Genel anlamda üç mesajı bulunur.
İlki orta yol bilincidir. İfrat ve tefritten kaçınmak gerekir: Nisa suresinin ortalarındaki bazı ahkam konularından sonra, bu cüzde de Yahudi ve Hristiyanların ahkam ile ilgili hataları sıralanır ve Muhammed ümmetinin aynı hatalara düşmemesi istenir: Yahudiler peygamberlerine verdikleri sözde durmadılar, kitaplarının hükmünü terk ettiler, Hz. Musa’dan sonra gelen peygamberleri öldürmeye çalıştılar ve suikastlar düzenlediler. Hristiyanlar da dinlerinde aşırı/uç yorumlar yaptılar, Allah’ın kulu ve peygamberi olan Hz. İsa’ya (haşa) “Tanrı’nın oğlu” dediler
İkincisi helal gıda bilincidir. Maide suresinin baş tarafında; helal ve haram konuları özetlenmektedir. Mesela, behiymetü’l-enam denilen (davar, sığır ve deve cinsi) hayvanlar helal, ama ihramda kara avı yapmak haramdır. Allah’ın yeryüzündeki sembollerine (mesela, Kâbe tevhidin sembolü, kurban Allah’a yakınlığın sembolü), ayrıca savaşın haram olduğu aylara karşı saygılı olmak ve onların kutsallığına/saygınlığına halel getirmemek gerekir. Leş, akıcı kan, domuz eti ve Allah’tan başkası adına (mesela putlar adına) kesilen hayvanların eti haramdır. Eti yenen hayvanlar bir yerden düşerek, boğularak, boğazlanarak ve yırtıcı hayvan tarafından parçalanarak ölmesi durumunda bunların etleri de haramdır (ölmeden önce yetişip kesilen helaldir). Eğitimli av hayvanının tuttuklarını yemek helaldir. Hayvanı avın üzerine gönderirken besmele çekmek gerekir. Ehl-i kitabın kestikleri helaldir, onların kadınları ile evlenmek caizdir. Ancak Müslüman kadınlarla evlenmek efdaldir.

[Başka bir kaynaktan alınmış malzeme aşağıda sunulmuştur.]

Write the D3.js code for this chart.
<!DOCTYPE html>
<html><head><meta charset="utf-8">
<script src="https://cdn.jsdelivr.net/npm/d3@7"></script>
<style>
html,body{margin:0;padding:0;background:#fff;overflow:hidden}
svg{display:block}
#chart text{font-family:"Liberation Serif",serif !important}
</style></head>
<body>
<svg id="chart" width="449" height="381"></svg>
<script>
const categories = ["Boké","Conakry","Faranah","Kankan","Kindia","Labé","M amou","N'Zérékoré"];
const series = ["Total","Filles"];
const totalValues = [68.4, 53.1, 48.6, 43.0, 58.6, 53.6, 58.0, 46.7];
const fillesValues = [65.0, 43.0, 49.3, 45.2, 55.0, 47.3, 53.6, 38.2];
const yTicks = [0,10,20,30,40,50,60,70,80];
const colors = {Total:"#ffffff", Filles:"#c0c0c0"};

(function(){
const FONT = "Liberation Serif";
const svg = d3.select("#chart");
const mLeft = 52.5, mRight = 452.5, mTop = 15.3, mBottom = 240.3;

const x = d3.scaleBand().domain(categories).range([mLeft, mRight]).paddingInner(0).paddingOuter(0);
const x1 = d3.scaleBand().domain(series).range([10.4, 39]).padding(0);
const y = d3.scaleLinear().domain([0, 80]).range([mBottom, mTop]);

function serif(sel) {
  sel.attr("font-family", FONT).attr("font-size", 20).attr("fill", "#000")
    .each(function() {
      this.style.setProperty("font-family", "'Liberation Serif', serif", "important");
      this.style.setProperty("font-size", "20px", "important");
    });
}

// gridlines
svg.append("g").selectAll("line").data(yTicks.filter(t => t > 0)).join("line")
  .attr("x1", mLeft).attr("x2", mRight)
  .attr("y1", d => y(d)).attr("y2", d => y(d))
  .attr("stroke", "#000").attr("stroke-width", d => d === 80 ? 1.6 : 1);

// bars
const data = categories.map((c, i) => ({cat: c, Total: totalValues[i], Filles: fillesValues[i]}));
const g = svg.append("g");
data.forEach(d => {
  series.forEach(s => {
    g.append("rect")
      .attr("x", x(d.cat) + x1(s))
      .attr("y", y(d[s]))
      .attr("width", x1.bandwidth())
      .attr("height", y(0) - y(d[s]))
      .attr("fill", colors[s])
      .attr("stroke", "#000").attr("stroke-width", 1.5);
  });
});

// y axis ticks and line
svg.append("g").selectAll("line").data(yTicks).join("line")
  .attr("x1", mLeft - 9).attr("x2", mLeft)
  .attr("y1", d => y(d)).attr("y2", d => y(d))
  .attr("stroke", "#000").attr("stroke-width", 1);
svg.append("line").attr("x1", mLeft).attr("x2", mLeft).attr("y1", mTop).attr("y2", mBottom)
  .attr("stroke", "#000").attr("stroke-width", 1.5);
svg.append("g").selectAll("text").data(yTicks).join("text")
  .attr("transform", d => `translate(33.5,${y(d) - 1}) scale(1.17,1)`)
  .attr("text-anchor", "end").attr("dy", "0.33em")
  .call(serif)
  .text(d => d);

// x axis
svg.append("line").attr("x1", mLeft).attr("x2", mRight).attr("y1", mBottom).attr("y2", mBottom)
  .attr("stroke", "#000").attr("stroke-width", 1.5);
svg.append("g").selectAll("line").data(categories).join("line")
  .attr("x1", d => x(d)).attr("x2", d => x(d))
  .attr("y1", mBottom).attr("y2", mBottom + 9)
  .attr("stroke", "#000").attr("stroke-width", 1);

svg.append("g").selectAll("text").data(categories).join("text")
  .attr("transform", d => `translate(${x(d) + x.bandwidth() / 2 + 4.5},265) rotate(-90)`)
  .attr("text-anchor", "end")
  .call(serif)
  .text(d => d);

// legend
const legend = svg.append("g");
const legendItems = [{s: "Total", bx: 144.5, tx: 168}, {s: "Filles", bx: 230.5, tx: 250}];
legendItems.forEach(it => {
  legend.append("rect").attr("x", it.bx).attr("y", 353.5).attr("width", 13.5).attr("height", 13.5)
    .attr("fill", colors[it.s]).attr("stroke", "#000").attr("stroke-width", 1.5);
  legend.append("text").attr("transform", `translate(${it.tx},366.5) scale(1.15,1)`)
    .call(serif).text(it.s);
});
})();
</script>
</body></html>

Üçüncüsü ise denge bilincidir. Maide suresinin sonraki bölümlerinde ise, bazı ahkam konuları açıklanmaktadır. Abdest, gusül, teyemmüm (Maide, 5/6), şahitlik, cihad, kısas ve irtidat gibi. Ayrıca iman, ibadet ve adalet gibi hükümleri terk eden önceki ümmetlerin sapmaları aktarılır, bu sapmaların sonunda Allah’ın gazabına ve lanetine uğradıkları gerçeği hatırlatılır.